The case since the 1930s for a collapsing rate of profit following accumulation of capital has little evidence to support it. Keynes underestimated potential demand for new investment, not to mention ongoing obsolescence of previous investment, in a world with seven billion people, most of them seeking to enhance their material comfort and social status. A. C. Pigou, Keynes’ oft-times nemesis, dismissed the stagnationist thesis almost immediately, noting “An era that has witnessed the development of electrical apparatus, motor cars, aircraft, gramophone and wireless, to say nothing of tanks and other engines of war, is not one in which we can reasonably forecast a total disappearance of openings for new investment.”
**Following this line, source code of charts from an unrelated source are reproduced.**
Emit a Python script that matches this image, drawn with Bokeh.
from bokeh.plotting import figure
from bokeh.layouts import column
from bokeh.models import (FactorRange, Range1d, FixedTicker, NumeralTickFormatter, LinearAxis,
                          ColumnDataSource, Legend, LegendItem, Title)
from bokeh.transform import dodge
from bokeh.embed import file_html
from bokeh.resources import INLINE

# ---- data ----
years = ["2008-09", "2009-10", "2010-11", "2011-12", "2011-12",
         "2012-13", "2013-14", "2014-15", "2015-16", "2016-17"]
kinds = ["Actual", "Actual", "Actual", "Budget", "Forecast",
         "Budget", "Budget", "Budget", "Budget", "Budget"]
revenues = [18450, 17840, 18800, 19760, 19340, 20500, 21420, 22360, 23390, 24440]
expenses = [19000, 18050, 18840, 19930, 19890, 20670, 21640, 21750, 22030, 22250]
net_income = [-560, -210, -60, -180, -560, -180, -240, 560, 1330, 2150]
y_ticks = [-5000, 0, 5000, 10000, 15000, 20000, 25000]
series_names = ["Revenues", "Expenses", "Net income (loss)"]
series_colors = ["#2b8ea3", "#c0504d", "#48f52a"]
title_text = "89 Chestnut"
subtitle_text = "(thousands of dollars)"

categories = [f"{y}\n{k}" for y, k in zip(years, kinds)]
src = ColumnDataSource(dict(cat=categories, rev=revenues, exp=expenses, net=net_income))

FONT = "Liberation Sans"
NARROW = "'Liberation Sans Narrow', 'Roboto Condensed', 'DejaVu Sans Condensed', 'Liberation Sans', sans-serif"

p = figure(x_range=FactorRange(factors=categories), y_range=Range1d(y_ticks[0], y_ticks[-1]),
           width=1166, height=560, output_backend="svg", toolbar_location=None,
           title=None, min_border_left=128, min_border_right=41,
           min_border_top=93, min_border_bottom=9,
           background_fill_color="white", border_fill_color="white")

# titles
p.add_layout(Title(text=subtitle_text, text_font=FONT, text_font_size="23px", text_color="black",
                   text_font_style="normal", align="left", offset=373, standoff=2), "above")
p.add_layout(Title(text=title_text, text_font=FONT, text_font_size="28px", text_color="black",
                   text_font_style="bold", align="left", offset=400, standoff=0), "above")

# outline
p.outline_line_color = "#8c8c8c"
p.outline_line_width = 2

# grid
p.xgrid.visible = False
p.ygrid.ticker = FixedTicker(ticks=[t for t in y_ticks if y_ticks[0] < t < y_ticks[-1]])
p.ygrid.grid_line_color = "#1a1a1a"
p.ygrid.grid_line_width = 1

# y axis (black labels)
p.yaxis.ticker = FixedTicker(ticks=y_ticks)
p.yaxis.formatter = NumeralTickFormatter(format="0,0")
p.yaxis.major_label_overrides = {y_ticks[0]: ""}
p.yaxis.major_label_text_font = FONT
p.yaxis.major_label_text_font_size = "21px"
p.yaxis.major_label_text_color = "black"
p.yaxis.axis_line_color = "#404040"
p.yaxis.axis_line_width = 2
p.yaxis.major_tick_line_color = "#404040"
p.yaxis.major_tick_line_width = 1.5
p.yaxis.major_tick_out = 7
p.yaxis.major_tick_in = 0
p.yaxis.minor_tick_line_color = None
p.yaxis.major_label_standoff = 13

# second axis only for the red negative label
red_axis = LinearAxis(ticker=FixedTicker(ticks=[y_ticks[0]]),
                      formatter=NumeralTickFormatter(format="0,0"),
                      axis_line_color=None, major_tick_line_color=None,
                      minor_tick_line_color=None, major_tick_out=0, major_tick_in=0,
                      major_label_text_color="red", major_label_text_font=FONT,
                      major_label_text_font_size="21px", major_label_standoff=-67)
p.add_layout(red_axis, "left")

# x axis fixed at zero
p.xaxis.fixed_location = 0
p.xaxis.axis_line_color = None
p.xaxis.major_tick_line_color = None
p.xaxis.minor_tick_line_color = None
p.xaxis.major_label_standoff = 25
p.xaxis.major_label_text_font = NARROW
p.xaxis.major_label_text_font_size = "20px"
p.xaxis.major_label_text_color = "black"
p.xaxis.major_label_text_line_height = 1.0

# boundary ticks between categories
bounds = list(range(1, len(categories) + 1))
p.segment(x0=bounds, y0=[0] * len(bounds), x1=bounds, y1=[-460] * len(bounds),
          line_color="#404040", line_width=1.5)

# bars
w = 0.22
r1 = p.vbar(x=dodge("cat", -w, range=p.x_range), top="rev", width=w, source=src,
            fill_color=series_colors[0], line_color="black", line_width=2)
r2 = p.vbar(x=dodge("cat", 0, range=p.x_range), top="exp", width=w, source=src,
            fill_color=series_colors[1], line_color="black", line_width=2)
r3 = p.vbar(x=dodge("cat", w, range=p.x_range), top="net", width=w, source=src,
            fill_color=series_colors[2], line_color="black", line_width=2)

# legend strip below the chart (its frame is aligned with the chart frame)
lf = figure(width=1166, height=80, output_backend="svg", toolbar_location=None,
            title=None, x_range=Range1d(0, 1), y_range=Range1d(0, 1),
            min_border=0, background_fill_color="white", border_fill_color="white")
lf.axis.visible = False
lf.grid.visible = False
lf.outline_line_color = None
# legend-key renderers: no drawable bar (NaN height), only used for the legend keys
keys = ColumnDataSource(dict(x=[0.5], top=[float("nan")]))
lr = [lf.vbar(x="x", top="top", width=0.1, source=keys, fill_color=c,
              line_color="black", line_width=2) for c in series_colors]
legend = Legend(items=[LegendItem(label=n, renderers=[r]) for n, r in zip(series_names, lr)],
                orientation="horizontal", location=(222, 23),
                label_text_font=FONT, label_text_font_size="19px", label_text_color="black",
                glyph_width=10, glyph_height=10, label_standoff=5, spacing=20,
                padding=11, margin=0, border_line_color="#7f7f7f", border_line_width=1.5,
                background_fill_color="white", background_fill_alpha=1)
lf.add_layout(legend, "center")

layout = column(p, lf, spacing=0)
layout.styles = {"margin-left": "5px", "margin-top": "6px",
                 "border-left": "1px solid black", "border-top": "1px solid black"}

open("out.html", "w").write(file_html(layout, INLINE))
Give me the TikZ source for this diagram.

Keynes’ view that the world depression of the 1930s was caused by “capitalistic individualism” has done more damage. As we have seen, the major downturns during the decade of depression were driven by gold standard rigidity, reserve shortages, inopportune central bank sterilization, and to a lesser extent by anti-market micro-economic policies associated with the New Deal. Major economic boosts came from currency depreciations against gold and subsequent monetary ease. The problem was not markets run amuck, irrational pessimism on stock exchanges, excessive capital accumulation, or lack of government stimulus. Whatever the all-in contribution of the General Theory, it had the unfortunate consequence of diverting attention from the monetary dynamics that had brought depression. Alas, Keynes’ legacy as received some three generations on has contributed to the confusion that fiscal stimulus is the best way to boost demand, while monetary policy is often perceived as either ineffective or as just tinkering – when, some would have it — drastic structural change is necessary.
 Frederic S. Mishkin, The Channels of Monetary Transmission: Lessons for Monetary Policy, NBER Working Paper 5424, Feb. 1996.
 Treatise, Ch. 17 (i).
 General Theory, p. 298.
 General Theory, pp. 213f, 218.
 General Theory, p. 376.
 Robert Skidelsky, John Maynard Keynes 1883-1946: Economist, Philosopher, Statesman (2003), p. 538.
 General Theory, p. 381.
 Pigou quoted in Skidelsky, e.g., p. 539.